Não compreendo o fenômeno do rolezinho em sua integralidade, mas tenho visto uma clara tentativa de transformar esse flash mob numa grande questão cultural e política.
Exagero meu? Então leia essa matéria da Folha de São Paulo, em que o universitário de Brasília tem sonhos dourados de revolução anti-capitalista, como ele diz: “O alvo [do rolezinho] não é o Estado, é a iniciativa privada”. (Falho em compreender como um movimento animado pelo Funk Ostentação, pode ser contra a iniciativa privada.)
É interessante contrastar a visão do jovem universitário brasiliense com a de um participante dos rolezinhos, ouvido pelo IG que diz: “Protesto? Rolezinho é para pegar mulher” e continua “Eu não concordo com quem vai para arrastar e roubar. Isso é coisa de trombadinha. Eu tive amigos que me deixaram sozinho para ir roubar, dizendo 'ah, se tá todo mundo arrastando, vamos arrastar também”.
Claro, que os ativos hormônios da adolescência podem afetar a capacidade de análise crítica do jovem paulistano, mas seu hedonismo pueril é um fator que não pode ser excluído das análises sobre o rolezinho, aliás, lembrei de uma crônica da blogueira cubana Yoani Sánchez.
Os filhos devoram Saturno
Esses jovens que vejo hoje, ensimesmados nos seus MP3 e com a calça abaixo da cintura, anseiam – como nós já ansiamos – pelo momento de estar “no comando da casa” e trocar os móveis, renovar a pintura e convidar os amigos. Eles têm a mesma aversão ao que é herdado e o mesmo deleite com o proibido que todos os que já passamos por essa idade também tivemos. Não vão seguir o caminho que os mais velhos traçaram e – por sorte – não se encaixam de jeito nenhum no ideal do “homem novo”.
Gosto da maneira como fazem de conta que nada lhes interessa, quando na realidade aguardam o momento de tomar o microfone e brandir a caneta e levantar o indicador. Eu os observo e não posso imaginar esses garotos que hoje se mexem ao ritmo do reggaeton justando o seu passo a uma marcha militar. Também não consigo percebe-los hipnotizados por um líder, se deixando levar e se sacrificando por ele. O hedonismo os salva da entrega incondicional e certo toque de frivolidade os protege contra a sobriedade das ideologias.

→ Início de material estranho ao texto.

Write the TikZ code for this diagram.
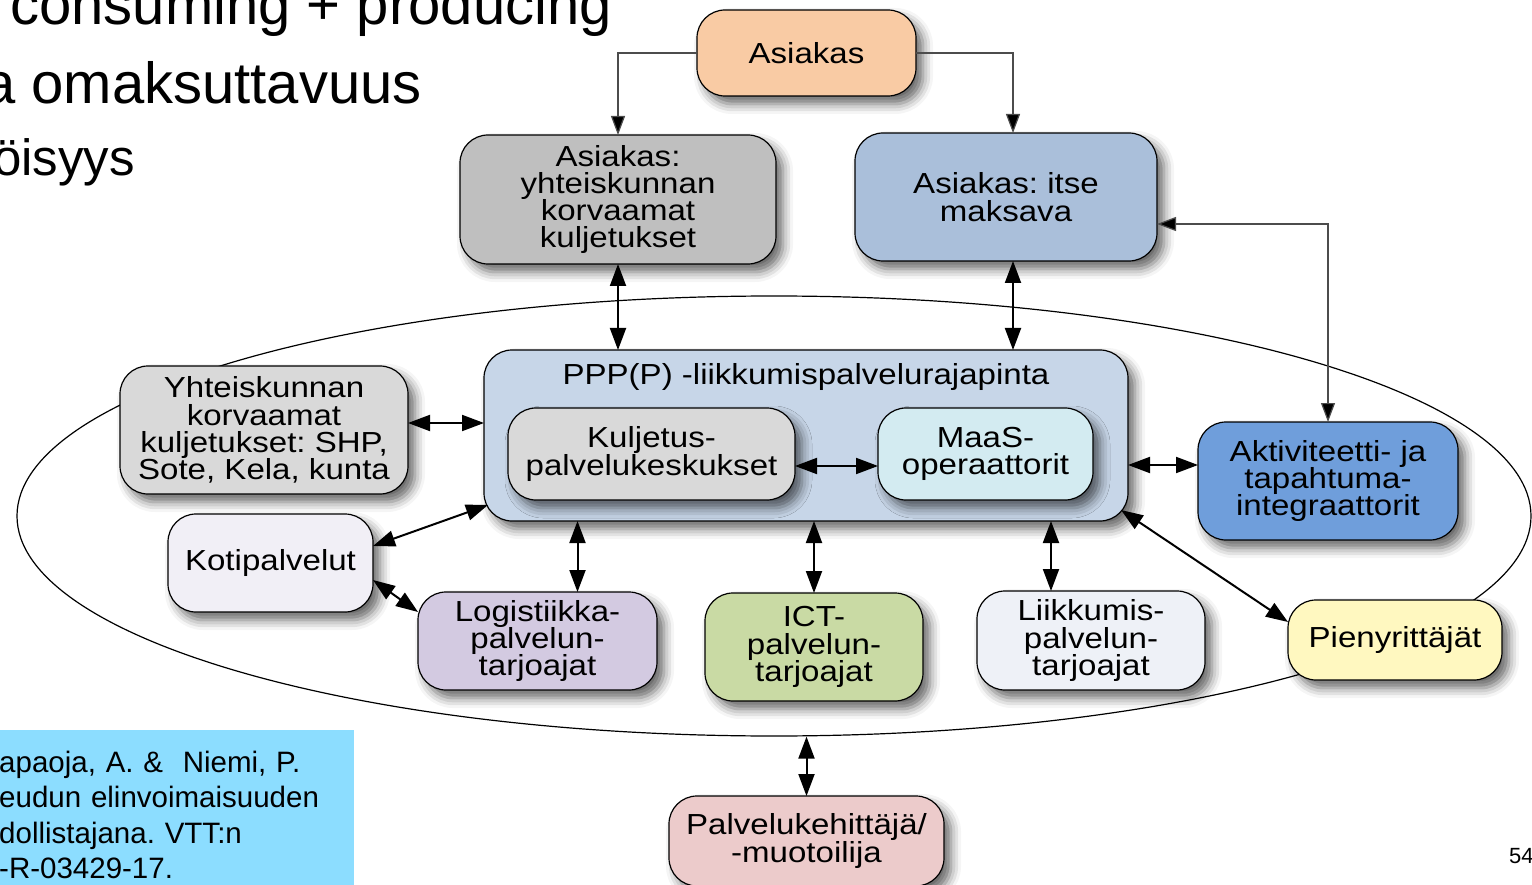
\documentclass[tikz,border=0pt]{standalone}
\usepackage{fontspec}
\setmainfont{Liberation Sans}
\newfontfamily\diafont[FakeStretch=1.14]{Liberation Sans}
\usepackage{xcolor}
\usetikzlibrary{shapes.geometric, arrows.meta, shadows.blur}

\definecolor{asiakasfill}{HTML}{F9CBA4}
\definecolor{ykgray}{HTML}{BFBFBF}
\definecolor{imblue}{HTML}{AABFDA}
\definecolor{pppblue}{HTML}{C7D6E8}
\definecolor{kjgray}{HTML}{D9D9D9}
\definecolor{maascyan}{HTML}{D3EBF1}
\definecolor{kotifill}{HTML}{F1EFF6}
\definecolor{logfill}{HTML}{D3CAE1}
\definecolor{ictfill}{HTML}{C9DAA4}
\definecolor{lkfill}{HTML}{EEF1F7}
\definecolor{aktblue}{HTML}{6F9EDB}
\definecolor{pienfill}{HTML}{FFF8C0}
\definecolor{pkpink}{HTML}{ECCBCB}
\definecolor{citeblue}{HTML}{8CDDFF}

\begin{document}
\frenchspacing
\begin{tikzpicture}[
    x=1pt, y=-1pt,
    >={Triangle[length=22pt, width=16pt]},
    % Rounded boxes of the diagram
    box/.style={
        rectangle, rounded corners=28pt, draw=black, line width=1.2pt,
        align=center, inner sep=0pt, outer sep=0pt,
        font=\diafont\fontsize{29}{27.3}\selectfont,
        blur shadow={shadow xshift=7pt, shadow yshift=-8pt,
            shadow blur radius=10pt, shadow opacity=60}
    },
    % Slide text
    slide/.style={font=\fontsize{58}{78}\selectfont, inner sep=0pt},
    % Thick double arrow
    arr/.style={<->, line width=2pt, black},
    % Thin connector
    tarr/.style={line width=1.2pt, black!70,
        >={Triangle[length=19pt, width=14pt, fill=black]}},
]
\useasboundingbox (0,0) rectangle (1532,885);

% ===== SLIDE TEXT =====
\node[slide, anchor=base east] (line1) at (612, 25) {consuming + producing};
\node[slide, anchor=base east] (line2) at (422, 104) {a omaksuttavuus};
\node[slide, anchor=base east, font=\fontsize{51}{78}\selectfont]
    (line3) at (135, 176) {öisyys};

% ===== OUTER RING =====
\node[draw, ellipse, line width=1.2pt, inner sep=0pt,
    minimum width=1514pt, minimum height=440pt] (ring) at (774, 516) {};

% ===== CUSTOMERS =====
\node[box, fill=asiakasfill, minimum width=219pt, minimum height=86pt]
    (asiakas) at (806.5, 53) {Asiakas};

\node[box, fill=ykgray, minimum width=316pt, minimum height=129pt]
    (yk) at (618, 199.5) {Asiakas:\\yhteiskunnan\\korvaamat\\kuljetukset};

\node[box, fill=imblue, minimum width=302pt, minimum height=128pt]
    (im) at (1006, 197) {Asiakas: itse\\maksava};

\draw[tarr, ->] (asiakas.west) -| (yk.north);
\draw[tarr, ->] (asiakas.east) -| ([xshift=7pt]im.north);

% ===== INTERFACE =====
\node[box, fill=pppblue, minimum width=644pt, minimum height=171pt,
    label={[font=\diafont\fontsize{29}{27.3}\selectfont, anchor=north,
        yshift=-10pt]north:PPP(P) -liikkumispalvelurajapinta}]
    (ppp) at (806, 435.5) {};

\node[box, fill=kjgray, minimum width=287pt, minimum height=92pt]
    (kj) at (651.5, 454) {Kuljetus-\\palvelukeskukset};

\node[box, fill=maascyan, minimum width=215pt, minimum height=92pt]
    (maas) at (985.5, 454) {MaaS-\\operaattorit};

\draw[arr] ([yshift=-12pt]kj.east) -- ([yshift=-12pt]kj.east -| maas.west);

\draw[arr] (yk.south) -- (yk.south |- ppp.north);
\draw[arr] ([xshift=7pt]im.south) -- ([xshift=7pt]im.south |- ppp.north);

% ===== PROVIDERS =====
\node[box, fill=kjgray, minimum width=288pt, minimum height=128pt]
    (yleft) at (264, 430) {Yhteiskunnan\\korvaamat\\kuljetukset: SHP,\\Sote, Kela, kunta};

\node[box, fill=kotifill, minimum width=205pt, minimum height=98pt]
    (koti) at (270.5, 563) {Kotipalvelut};

\node[box, fill=logfill, minimum width=239pt, minimum height=98pt]
    (logi) at (537.5, 641) {Logistiikka-\\palvelun-\\tarjoajat};

\node[box, fill=ictfill, minimum width=218pt, minimum height=108pt]
    (ict) at (814, 647) {ICT-\\palvelun-\\tarjoajat};

\node[box, fill=lkfill, minimum width=228pt, minimum height=99pt]
    (liik) at (1091, 640.5) {Liikkumis-\\palvelun-\\tarjoajat};

\node[box, fill=aktblue, minimum width=260pt, minimum height=118pt]
    (akt) at (1328, 481) {Aktiviteetti- ja\\tapahtuma-\\integraattorit};

\node[box, fill=pienfill, minimum width=214pt, minimum height=80pt]
    (pien) at (1395, 640) {Pienyrittäjät};

\node[box, fill=pkpink, minimum width=275pt, minimum height=90pt]
    (kehit) at (806.5, 841) {Palvelukehittäjä/\\-muotoilija};

\draw[arr] ([yshift=7pt]yleft.east) -- ([yshift=7pt]yleft.east -| ppp.west);
\draw[arr] ([yshift=17pt]koti.east) -- ([xshift=4pt, yshift=16pt]ppp.south west);
\draw[arr] ([yshift=-17pt]koti.east) -- ([yshift=29pt]logi.west);
\draw[arr] ([xshift=40pt]logi.north) -- ([xshift=40pt]logi.north |- ppp.south);
\draw[arr] (ict.north) -- (ict.north |- ppp.south);
\draw[arr] ([xshift=-40pt]liik.north) -- ([xshift=-40pt]liik.north |- ppp.south);
\draw[arr] ([yshift=16pt]akt.west) -- ([yshift=16pt]akt.west -| ppp.east);
\draw[arr] ([xshift=-7pt, yshift=11pt]ppp.south east) -- ([yshift=18pt]pien.west);
\draw[arr] (kehit.north) -- (kehit.north |- ring.south);

\draw[tarr, <->] ([yshift=-27pt]im.east) -| (akt.north);

% ===== SOURCE AND PAGE =====
\node[fill=citeblue, anchor=north west, minimum width=355pt, minimum height=170pt,
    text width=355pt, inner xsep=0pt, align=left,
    font=\fontsize{29.5}{35.5}\selectfont] (cite) at (-1, 730)
    {apaoja, A. \&\ \ Niemi, P.\\eudun elinvoimaisuuden\\dollistajana. VTT:n\\-R-03429-17.};

\node[font=\fontsize{22}{22}\selectfont, anchor=base west, inner sep=0pt]
    (pagenum) at (1509, 863) {54};

\end{tikzpicture}
\end{document}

Parafraseando o poeta Eliseo Diego, esses simpáticos jovens têm “o tempo, todo o tempo”. Assim, de momento eles deixam que os mais velhos acreditem nos seus compromissos de continuidade e conservação. Mas vai chegar o dia de trocar – inclusive – a fechadura da casa.
SÁNCHEZ, Yoani. De Cuba com carinho. Ed. Contexto, pp 157-158.
Nesse fenômeno todo, que mobilizou até ministros de estado, me recuso a esquecer que esses jovens são indivíduos de todas as naturezas e todo tipo de valores morais, são indivíduos agrupados, mas nem por isso são coletivos como “pobres”, “excluídos”, “vitimas de racismo” e por ai vai.
Gosto do tão menosprezado hedonismo e consumismo deles, ainda que leve a comportamentos fúteis, compartilho com Yoani a esperança que esse comportamento, que os “politizados de plantão” chamam de alienação os salvem de se tornarem massa de manobra e possam livres de coletivizações acharem seus caminhos na vida.